■ Task instructions
Extract all data as written.

■ Extracted material
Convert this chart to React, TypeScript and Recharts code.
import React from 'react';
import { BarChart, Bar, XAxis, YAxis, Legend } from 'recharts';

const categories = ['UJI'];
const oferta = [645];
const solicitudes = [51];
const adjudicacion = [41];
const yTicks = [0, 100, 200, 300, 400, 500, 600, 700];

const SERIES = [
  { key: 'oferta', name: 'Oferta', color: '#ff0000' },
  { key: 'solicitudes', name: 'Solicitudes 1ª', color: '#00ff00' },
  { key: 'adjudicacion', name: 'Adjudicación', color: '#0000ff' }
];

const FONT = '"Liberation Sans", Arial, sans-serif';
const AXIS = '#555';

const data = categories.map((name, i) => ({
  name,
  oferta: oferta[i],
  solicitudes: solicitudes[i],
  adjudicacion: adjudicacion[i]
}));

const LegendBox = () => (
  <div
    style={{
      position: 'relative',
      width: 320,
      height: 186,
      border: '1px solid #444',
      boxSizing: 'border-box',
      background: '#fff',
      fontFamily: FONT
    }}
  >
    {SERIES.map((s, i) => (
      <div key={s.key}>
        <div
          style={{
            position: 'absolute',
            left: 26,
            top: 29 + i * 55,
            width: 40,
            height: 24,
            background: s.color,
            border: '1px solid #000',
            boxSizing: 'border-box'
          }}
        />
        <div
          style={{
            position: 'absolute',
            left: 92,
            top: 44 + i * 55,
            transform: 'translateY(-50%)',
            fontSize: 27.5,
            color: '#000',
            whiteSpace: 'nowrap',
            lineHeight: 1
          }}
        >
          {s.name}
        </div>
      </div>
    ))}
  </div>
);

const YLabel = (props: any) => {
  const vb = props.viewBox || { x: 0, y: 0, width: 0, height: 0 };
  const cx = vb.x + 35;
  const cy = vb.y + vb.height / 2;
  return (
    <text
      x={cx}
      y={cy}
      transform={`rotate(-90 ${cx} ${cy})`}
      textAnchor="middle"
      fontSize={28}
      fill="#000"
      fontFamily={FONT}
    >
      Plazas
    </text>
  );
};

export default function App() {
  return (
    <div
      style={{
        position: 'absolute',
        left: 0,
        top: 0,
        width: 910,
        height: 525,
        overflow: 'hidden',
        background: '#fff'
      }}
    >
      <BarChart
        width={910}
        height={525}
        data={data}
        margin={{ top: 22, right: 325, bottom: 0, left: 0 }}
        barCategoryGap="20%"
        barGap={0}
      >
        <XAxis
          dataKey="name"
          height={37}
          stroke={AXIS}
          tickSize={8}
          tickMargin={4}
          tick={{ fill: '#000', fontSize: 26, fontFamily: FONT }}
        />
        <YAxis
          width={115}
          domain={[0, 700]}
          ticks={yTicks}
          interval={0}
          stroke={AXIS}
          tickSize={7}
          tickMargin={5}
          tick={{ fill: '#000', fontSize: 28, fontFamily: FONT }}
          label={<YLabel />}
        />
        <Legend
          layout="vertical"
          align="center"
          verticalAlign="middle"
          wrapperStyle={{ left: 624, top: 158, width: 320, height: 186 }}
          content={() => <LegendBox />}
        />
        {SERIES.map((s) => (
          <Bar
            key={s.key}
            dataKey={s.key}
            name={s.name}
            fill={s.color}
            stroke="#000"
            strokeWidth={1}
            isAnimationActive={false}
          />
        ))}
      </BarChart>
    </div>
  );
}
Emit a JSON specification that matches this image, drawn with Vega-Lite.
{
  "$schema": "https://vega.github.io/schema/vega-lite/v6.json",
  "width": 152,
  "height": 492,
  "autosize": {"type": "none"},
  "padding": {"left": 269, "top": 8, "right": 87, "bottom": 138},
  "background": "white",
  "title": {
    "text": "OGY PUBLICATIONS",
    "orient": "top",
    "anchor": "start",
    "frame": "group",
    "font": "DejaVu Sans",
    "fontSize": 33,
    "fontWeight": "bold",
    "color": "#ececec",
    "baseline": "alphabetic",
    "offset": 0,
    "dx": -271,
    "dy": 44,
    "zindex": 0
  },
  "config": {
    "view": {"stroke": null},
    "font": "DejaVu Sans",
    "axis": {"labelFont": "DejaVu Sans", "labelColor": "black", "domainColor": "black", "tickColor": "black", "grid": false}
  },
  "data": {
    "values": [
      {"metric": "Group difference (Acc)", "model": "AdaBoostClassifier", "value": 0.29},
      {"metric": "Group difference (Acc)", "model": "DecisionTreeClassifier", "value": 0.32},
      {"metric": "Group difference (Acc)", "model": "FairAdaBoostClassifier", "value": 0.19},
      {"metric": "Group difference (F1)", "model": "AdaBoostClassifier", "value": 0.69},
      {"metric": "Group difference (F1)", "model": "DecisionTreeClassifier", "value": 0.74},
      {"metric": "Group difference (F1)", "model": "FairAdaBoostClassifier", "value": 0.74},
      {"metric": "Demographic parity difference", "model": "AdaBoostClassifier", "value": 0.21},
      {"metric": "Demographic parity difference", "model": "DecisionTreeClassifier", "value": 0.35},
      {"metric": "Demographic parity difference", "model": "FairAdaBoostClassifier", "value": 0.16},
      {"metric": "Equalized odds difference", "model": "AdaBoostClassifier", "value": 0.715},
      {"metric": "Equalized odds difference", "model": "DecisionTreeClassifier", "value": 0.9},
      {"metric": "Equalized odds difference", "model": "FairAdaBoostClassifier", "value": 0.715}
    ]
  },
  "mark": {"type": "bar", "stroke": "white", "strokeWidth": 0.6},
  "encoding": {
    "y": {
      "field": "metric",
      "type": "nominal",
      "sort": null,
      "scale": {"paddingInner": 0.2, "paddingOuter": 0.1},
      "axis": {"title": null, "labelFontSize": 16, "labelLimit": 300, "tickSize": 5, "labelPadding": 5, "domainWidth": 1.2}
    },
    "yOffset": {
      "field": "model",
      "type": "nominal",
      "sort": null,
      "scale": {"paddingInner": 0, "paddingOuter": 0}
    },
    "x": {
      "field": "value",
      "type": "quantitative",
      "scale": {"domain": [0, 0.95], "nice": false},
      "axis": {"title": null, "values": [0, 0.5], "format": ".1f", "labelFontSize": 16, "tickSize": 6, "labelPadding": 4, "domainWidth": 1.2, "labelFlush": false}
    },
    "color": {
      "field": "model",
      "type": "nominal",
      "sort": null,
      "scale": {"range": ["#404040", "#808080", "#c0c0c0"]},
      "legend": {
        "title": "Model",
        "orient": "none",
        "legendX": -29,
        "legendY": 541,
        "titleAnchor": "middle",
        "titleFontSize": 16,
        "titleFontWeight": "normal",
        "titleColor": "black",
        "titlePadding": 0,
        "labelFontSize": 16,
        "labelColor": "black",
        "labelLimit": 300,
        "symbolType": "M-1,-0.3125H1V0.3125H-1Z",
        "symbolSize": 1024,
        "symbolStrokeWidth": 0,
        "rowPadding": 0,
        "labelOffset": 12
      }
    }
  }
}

■ Full solution
Convert this chart to React, TypeScript and Recharts code.
import React from 'react';
import { BarChart, Bar, XAxis, YAxis, Legend } from 'recharts';

const categories = ['UJI'];
const oferta = [645];
const solicitudes = [51];
const adjudicacion = [41];
const yTicks = [0, 100, 200, 300, 400, 500, 600, 700];

const SERIES = [
  { key: 'oferta', name: 'Oferta', color: '#ff0000' },
  { key: 'solicitudes', name: 'Solicitudes 1ª', color: '#00ff00' },
  { key: 'adjudicacion', name: 'Adjudicación', color: '#0000ff' }
];

const FONT = '"Liberation Sans", Arial, sans-serif';
const AXIS = '#555';

const data = categories.map((name, i) => ({
  name,
  oferta: oferta[i],
  solicitudes: solicitudes[i],
  adjudicacion: adjudicacion[i]
}));

const LegendBox = () => (
  <div
    style={{
      position: 'relative',
      width: 320,
      height: 186,
      border: '1px solid #444',
      boxSizing: 'border-box',
      background: '#fff',
      fontFamily: FONT
    }}
  >
    {SERIES.map((s, i) => (
      <div key={s.key}>
        <div
          style={{
            position: 'absolute',
            left: 26,
            top: 29 + i * 55,
            width: 40,
            height: 24,
            background: s.color,
            border: '1px solid #000',
            boxSizing: 'border-box'
          }}
        />
        <div
          style={{
            position: 'absolute',
            left: 92,
            top: 44 + i * 55,
            transform: 'translateY(-50%)',
            fontSize: 27.5,
            color: '#000',
            whiteSpace: 'nowrap',
            lineHeight: 1
          }}
        >
          {s.name}
        </div>
      </div>
    ))}
  </div>
);

const YLabel = (props: any) => {
  const vb = props.viewBox || { x: 0, y: 0, width: 0, height: 0 };
  const cx = vb.x + 35;
  const cy = vb.y + vb.height / 2;
  return (
    <text
      x={cx}
      y={cy}
      transform={`rotate(-90 ${cx} ${cy})`}
      textAnchor="middle"
      fontSize={28}
      fill="#000"
      fontFamily={FONT}
    >
      Plazas
    </text>
  );
};

export default function App() {
  return (
    <div
      style={{
        position: 'absolute',
        left: 0,
        top: 0,
        width: 910,
        height: 525,
        overflow: 'hidden',
        background: '#fff'
      }}
    >
      <BarChart
        width={910}
        height={525}
        data={data}
        margin={{ top: 22, right: 325, bottom: 0, left: 0 }}
        barCategoryGap="20%"
        barGap={0}
      >
        <XAxis
          dataKey="name"
          height={37}
          stroke={AXIS}
          tickSize={8}
          tickMargin={4}
          tick={{ fill: '#000', fontSize: 26, fontFamily: FONT }}
        />
        <YAxis
          width={115}
          domain={[0, 700]}
          ticks={yTicks}
          interval={0}
          stroke={AXIS}
          tickSize={7}
          tickMargin={5}
          tick={{ fill: '#000', fontSize: 28, fontFamily: FONT }}
          label={<YLabel />}
        />
        <Legend
          layout="vertical"
          align="center"
          verticalAlign="middle"
          wrapperStyle={{ left: 624, top: 158, width: 320, height: 186 }}
          content={() => <LegendBox />}
        />
        {SERIES.map((s) => (
          <Bar
            key={s.key}
            dataKey={s.key}
            name={s.name}
            fill={s.color}
            stroke="#000"
            strokeWidth={1}
            isAnimationActive={false}
          />
        ))}
      </BarChart>
    </div>
  );
}
Emit a JSON specification that matches this image, drawn with Vega-Lite.
{
  "$schema": "https://vega.github.io/schema/vega-lite/v6.json",
  "width": 152,
  "height": 492,
  "autosize": {"type": "none"},
  "padding": {"left": 269, "top": 8, "right": 87, "bottom": 138},
  "background": "white",
  "title": {
    "text": "OGY PUBLICATIONS",
    "orient": "top",
    "anchor": "start",
    "frame": "group",
    "font": "DejaVu Sans",
    "fontSize": 33,
    "fontWeight": "bold",
    "color": "#ececec",
    "baseline": "alphabetic",
    "offset": 0,
    "dx": -271,
    "dy": 44,
    "zindex": 0
  },
  "config": {
    "view": {"stroke": null},
    "font": "DejaVu Sans",
    "axis": {"labelFont": "DejaVu Sans", "labelColor": "black", "domainColor": "black", "tickColor": "black", "grid": false}
  },
  "data": {
    "values": [
      {"metric": "Group difference (Acc)", "model": "AdaBoostClassifier", "value": 0.29},
      {"metric": "Group difference (Acc)", "model": "DecisionTreeClassifier", "value": 0.32},
      {"metric": "Group difference (Acc)", "model": "FairAdaBoostClassifier", "value": 0.19},
      {"metric": "Group difference (F1)", "model": "AdaBoostClassifier", "value": 0.69},
      {"metric": "Group difference (F1)", "model": "DecisionTreeClassifier", "value": 0.74},
      {"metric": "Group difference (F1)", "model": "FairAdaBoostClassifier", "value": 0.74},
      {"metric": "Demographic parity difference", "model": "AdaBoostClassifier", "value": 0.21},
      {"metric": "Demographic parity difference", "model": "DecisionTreeClassifier", "value": 0.35},
      {"metric": "Demographic parity difference", "model": "FairAdaBoostClassifier", "value": 0.16},
      {"metric": "Equalized odds difference", "model": "AdaBoostClassifier", "value": 0.715},
      {"metric": "Equalized odds difference", "model": "DecisionTreeClassifier", "value": 0.9},
      {"metric": "Equalized odds difference", "model": "FairAdaBoostClassifier", "value": 0.715}
    ]
  },
  "mark": {"type": "bar", "stroke": "white", "strokeWidth": 0.6},
  "encoding": {
    "y": {
      "field": "metric",
      "type": "nominal",
      "sort": null,
      "scale": {"paddingInner": 0.2, "paddingOuter": 0.1},
      "axis": {"title": null, "labelFontSize": 16, "labelLimit": 300, "tickSize": 5, "labelPadding": 5, "domainWidth": 1.2}
    },
    "yOffset": {
      "field": "model",
      "type": "nominal",
      "sort": null,
      "scale": {"paddingInner": 0, "paddingOuter": 0}
    },
    "x": {
      "field": "value",
      "type": "quantitative",
      "scale": {"domain": [0, 0.95], "nice": false},
      "axis": {"title": null, "values": [0, 0.5], "format": ".1f", "labelFontSize": 16, "tickSize": 6, "labelPadding": 4, "domainWidth": 1.2, "labelFlush": false}
    },
    "color": {
      "field": "model",
      "type": "nominal",
      "sort": null,
      "scale": {"range": ["#404040", "#808080", "#c0c0c0"]},
      "legend": {
        "title": "Model",
        "orient": "none",
        "legendX": -29,
        "legendY": 541,
        "titleAnchor": "middle",
        "titleFontSize": 16,
        "titleFontWeight": "normal",
        "titleColor": "black",
        "titlePadding": 0,
        "labelFontSize": 16,
        "labelColor": "black",
        "labelLimit": 300,
        "symbolType": "M-1,-0.3125H1V0.3125H-1Z",
        "symbolSize": 1024,
        "symbolStrokeWidth": 0,
        "rowPadding": 0,
        "labelOffset": 12
      }
    }
  }
}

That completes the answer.